===== Supplied material

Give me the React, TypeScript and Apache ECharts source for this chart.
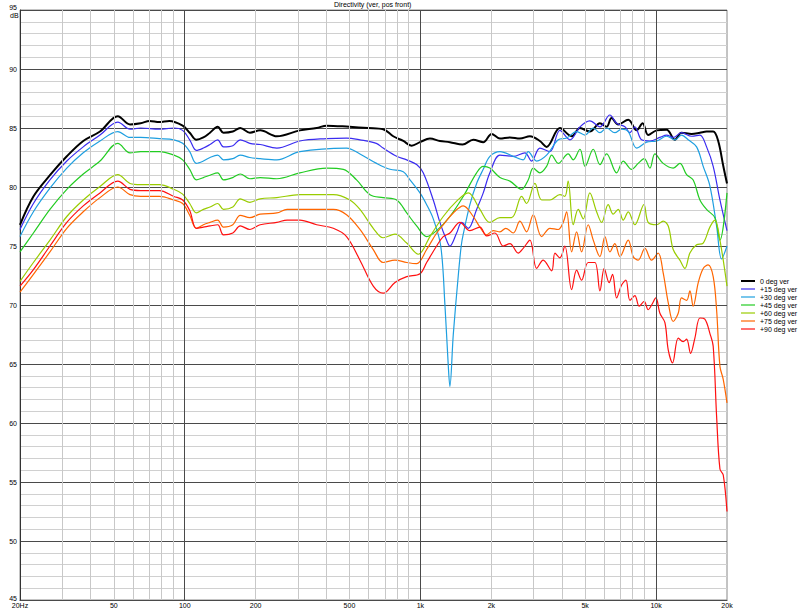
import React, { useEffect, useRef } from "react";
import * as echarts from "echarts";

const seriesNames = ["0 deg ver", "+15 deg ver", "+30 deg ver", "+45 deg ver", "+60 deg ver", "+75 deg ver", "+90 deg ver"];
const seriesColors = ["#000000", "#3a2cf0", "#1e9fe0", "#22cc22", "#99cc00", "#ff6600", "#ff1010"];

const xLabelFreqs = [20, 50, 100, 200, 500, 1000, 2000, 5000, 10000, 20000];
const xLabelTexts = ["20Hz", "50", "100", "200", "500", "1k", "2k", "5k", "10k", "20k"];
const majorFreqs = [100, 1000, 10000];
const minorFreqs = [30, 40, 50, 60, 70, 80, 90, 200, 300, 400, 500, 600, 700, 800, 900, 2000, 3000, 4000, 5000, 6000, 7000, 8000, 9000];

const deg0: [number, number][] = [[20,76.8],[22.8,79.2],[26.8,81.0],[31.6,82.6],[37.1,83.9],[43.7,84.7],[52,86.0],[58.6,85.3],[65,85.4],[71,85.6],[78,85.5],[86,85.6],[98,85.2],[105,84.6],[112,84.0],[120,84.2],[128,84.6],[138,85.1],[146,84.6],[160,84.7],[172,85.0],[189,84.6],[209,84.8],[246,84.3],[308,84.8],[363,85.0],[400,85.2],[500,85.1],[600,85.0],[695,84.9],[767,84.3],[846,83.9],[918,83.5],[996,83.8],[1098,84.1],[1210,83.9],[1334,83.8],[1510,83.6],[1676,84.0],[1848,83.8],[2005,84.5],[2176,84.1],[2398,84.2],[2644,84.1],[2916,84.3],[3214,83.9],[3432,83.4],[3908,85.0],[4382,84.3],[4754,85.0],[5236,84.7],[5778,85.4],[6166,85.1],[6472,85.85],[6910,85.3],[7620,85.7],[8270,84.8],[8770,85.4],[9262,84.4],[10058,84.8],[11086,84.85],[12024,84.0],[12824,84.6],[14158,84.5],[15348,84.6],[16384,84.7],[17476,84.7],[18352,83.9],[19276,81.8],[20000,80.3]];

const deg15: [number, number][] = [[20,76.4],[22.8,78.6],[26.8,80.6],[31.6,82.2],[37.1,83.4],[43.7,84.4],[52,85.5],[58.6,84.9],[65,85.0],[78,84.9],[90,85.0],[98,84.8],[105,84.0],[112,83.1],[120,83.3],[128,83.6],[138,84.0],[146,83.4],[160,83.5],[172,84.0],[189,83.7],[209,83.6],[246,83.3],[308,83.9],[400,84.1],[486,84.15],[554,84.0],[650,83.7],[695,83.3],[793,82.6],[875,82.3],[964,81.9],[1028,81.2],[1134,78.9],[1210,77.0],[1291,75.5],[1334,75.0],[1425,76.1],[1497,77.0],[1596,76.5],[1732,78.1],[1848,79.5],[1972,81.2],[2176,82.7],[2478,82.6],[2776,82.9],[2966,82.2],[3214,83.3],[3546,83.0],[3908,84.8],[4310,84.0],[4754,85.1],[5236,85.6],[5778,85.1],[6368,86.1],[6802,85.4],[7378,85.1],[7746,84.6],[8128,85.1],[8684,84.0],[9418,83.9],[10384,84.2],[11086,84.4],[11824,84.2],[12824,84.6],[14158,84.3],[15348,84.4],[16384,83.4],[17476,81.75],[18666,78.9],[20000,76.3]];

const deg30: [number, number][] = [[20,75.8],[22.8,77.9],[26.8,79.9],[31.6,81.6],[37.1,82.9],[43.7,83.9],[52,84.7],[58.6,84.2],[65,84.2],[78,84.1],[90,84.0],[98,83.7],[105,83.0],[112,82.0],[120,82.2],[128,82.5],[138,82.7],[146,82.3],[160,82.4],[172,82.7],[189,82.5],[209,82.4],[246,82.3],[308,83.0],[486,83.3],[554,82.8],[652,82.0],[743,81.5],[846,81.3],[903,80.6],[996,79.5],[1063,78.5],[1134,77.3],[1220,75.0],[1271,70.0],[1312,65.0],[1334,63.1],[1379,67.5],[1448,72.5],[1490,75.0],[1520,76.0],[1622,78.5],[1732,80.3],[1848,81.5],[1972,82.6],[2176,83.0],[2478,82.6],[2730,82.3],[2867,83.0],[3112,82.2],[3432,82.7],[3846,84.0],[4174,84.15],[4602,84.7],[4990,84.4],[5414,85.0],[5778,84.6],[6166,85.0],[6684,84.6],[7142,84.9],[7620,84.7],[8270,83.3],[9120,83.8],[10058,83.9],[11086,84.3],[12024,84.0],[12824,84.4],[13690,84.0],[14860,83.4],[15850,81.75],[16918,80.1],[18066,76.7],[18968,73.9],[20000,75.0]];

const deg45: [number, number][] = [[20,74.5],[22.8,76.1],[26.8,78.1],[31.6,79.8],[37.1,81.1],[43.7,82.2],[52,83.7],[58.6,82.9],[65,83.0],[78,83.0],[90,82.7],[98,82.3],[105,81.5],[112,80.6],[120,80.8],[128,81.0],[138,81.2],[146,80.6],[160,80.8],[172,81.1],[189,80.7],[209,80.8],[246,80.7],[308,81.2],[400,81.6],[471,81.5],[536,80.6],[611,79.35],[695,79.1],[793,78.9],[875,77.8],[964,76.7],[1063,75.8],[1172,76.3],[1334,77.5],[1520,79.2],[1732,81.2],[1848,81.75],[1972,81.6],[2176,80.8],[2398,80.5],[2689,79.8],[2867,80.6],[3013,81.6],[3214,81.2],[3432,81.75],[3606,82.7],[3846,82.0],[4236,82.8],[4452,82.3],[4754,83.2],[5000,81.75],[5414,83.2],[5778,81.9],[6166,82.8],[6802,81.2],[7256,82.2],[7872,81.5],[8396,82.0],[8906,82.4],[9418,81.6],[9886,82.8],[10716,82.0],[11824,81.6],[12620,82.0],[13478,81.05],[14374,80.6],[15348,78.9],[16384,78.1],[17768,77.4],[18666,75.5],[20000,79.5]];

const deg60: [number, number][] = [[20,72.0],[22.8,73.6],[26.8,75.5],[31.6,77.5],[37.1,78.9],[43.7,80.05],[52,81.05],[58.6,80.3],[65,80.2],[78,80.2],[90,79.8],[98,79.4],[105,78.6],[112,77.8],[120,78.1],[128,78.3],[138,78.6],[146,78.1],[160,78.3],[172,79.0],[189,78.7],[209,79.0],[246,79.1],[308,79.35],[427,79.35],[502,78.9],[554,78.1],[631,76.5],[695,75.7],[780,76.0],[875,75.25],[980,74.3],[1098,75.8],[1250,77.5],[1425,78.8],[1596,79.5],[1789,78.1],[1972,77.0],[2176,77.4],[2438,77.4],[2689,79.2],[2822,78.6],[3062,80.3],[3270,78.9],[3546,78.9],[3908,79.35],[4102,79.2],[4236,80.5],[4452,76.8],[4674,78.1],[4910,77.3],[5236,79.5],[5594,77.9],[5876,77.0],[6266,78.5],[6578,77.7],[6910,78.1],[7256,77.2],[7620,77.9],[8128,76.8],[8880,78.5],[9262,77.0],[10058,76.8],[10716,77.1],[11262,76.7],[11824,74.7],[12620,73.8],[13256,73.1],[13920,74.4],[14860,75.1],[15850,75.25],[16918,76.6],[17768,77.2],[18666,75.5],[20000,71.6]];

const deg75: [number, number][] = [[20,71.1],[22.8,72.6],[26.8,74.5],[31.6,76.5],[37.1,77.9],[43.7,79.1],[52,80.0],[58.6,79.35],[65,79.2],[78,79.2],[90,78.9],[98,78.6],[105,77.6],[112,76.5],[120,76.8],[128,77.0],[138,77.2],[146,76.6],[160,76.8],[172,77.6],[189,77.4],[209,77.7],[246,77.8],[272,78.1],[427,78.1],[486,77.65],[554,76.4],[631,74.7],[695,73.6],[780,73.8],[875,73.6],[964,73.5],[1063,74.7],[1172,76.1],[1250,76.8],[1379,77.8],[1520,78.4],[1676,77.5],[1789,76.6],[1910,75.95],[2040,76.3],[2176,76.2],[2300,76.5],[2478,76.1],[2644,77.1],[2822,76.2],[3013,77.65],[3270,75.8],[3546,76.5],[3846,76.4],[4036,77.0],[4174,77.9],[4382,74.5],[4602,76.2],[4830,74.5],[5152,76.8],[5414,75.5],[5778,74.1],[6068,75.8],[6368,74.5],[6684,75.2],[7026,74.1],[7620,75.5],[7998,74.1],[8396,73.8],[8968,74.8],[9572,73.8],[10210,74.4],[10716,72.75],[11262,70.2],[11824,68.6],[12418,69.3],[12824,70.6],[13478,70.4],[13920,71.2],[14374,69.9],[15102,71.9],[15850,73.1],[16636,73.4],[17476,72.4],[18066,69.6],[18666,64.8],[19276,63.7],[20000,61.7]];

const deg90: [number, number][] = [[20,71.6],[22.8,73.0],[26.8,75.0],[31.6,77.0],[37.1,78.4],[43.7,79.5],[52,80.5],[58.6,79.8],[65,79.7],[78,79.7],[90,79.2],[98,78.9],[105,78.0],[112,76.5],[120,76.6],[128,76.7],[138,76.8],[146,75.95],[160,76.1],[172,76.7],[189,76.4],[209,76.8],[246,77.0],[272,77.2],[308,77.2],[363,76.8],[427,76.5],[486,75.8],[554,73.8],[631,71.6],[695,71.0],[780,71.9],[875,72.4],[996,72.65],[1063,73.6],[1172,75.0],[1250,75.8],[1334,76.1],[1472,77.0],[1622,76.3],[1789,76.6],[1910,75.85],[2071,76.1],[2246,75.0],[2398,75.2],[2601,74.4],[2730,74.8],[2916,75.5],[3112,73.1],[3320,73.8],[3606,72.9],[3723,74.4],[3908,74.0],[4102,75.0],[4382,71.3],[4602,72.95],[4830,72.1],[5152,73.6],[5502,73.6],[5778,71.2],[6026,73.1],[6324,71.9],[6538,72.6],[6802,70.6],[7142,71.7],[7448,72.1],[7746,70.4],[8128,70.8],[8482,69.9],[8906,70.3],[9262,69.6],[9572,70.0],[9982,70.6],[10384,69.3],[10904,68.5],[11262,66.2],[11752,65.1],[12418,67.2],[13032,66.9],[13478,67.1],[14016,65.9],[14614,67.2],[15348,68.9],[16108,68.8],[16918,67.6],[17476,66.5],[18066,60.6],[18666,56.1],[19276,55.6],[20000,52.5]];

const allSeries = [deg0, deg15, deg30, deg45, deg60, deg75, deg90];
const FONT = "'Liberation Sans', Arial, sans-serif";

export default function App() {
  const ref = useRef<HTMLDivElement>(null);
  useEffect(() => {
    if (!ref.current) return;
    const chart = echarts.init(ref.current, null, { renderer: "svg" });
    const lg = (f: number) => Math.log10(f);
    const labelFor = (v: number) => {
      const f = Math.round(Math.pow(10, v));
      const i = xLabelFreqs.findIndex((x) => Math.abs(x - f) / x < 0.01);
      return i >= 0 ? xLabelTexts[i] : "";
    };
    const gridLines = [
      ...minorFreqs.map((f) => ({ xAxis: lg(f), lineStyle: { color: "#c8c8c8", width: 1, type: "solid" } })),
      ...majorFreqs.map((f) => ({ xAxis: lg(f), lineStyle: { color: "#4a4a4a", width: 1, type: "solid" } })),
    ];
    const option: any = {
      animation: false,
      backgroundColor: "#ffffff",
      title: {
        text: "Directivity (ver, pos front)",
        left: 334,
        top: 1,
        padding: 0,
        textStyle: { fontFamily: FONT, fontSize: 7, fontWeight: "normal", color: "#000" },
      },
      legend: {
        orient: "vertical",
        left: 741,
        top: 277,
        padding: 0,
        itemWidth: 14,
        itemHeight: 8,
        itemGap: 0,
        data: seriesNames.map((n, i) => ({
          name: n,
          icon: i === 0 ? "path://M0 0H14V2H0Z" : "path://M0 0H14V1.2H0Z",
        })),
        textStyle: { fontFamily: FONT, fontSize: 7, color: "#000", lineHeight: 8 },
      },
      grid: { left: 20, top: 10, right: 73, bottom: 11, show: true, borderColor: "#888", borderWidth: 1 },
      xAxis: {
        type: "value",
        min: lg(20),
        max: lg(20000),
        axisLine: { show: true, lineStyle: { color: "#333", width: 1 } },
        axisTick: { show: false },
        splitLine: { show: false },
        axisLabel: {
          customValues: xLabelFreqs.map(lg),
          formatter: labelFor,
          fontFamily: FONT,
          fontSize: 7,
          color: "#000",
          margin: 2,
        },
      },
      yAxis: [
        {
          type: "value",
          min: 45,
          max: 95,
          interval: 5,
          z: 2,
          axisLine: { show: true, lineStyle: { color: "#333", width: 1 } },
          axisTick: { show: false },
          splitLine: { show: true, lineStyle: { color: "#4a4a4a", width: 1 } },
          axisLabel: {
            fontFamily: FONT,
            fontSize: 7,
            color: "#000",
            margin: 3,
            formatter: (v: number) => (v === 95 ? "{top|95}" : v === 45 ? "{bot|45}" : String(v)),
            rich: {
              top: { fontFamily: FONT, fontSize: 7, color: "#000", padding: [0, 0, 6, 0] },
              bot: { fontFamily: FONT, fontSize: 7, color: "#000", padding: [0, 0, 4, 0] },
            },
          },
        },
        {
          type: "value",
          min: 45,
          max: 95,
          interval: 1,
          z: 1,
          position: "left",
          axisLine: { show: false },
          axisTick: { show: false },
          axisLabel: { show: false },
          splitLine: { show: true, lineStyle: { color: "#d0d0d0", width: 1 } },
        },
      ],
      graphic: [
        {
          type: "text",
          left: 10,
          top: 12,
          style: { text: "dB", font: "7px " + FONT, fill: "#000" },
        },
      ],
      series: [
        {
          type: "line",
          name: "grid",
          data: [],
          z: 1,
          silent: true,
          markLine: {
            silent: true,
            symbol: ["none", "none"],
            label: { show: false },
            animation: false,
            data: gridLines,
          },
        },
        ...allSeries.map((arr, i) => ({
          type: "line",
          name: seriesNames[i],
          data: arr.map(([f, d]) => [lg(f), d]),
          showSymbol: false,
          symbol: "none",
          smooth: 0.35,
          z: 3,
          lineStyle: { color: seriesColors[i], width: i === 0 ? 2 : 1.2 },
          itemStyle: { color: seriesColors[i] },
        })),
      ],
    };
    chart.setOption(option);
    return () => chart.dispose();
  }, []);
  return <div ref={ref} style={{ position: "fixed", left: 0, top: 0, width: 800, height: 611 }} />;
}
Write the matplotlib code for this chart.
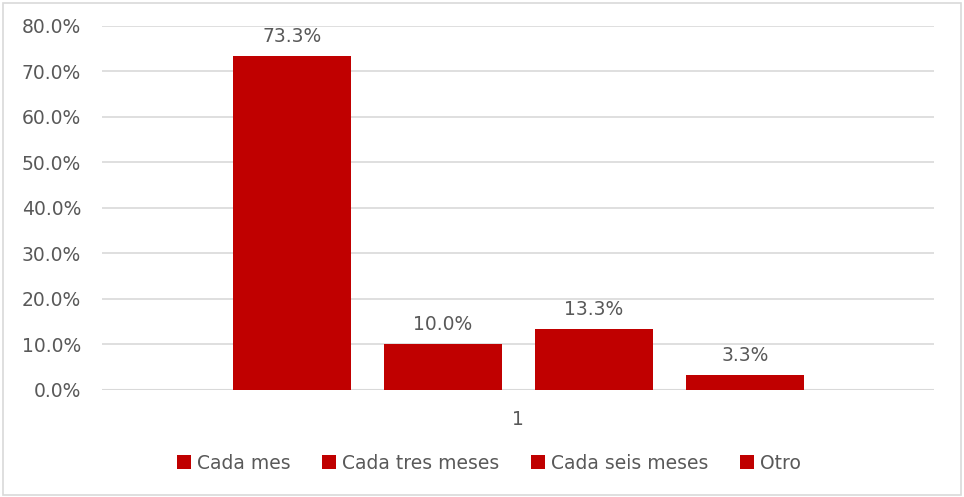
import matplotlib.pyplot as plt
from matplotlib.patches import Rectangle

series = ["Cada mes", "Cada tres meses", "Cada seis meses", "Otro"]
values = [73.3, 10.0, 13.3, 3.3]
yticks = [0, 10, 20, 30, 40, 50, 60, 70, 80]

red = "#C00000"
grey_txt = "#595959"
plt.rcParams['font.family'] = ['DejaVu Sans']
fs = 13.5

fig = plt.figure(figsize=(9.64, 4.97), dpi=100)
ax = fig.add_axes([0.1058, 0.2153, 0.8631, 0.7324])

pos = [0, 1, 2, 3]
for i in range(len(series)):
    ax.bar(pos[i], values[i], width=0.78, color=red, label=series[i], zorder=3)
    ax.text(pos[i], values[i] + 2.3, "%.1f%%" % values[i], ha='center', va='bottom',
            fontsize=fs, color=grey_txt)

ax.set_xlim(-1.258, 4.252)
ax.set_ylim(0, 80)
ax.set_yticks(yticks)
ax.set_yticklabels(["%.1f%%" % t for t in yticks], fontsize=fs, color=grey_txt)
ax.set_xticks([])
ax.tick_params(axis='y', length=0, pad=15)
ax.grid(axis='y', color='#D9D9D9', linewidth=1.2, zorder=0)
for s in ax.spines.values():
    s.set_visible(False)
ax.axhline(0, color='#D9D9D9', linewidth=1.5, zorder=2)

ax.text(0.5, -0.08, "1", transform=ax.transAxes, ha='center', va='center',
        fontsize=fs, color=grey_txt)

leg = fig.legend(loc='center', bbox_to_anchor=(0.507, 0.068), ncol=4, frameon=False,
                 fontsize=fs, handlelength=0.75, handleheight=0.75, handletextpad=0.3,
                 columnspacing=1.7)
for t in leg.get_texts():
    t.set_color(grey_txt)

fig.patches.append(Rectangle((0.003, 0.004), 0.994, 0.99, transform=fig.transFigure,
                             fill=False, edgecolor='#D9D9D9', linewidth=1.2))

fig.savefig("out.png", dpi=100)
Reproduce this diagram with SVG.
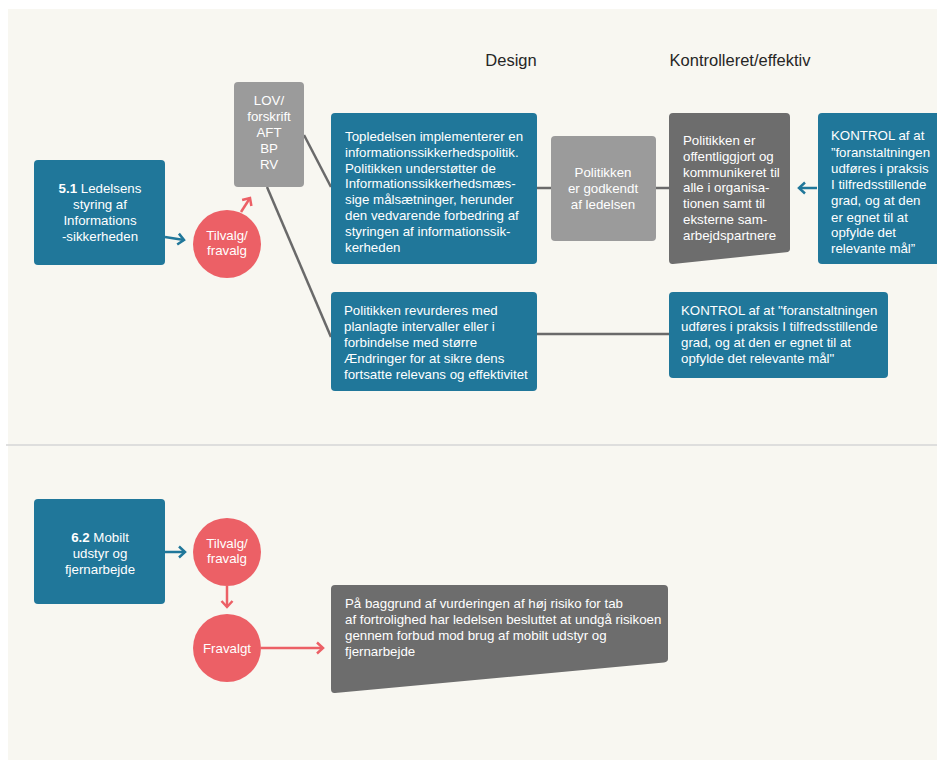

==========

◆ Do this ◆
Take the material above from its first line through the line holding "import * as" and set it down exactly, without the pictures.

◆ Result of this exercise ◆
Give me the React, TypeScript and Apache ECharts source for this chart.
import React, { useEffect, useRef } from "react";
import * as echarts from "echarts";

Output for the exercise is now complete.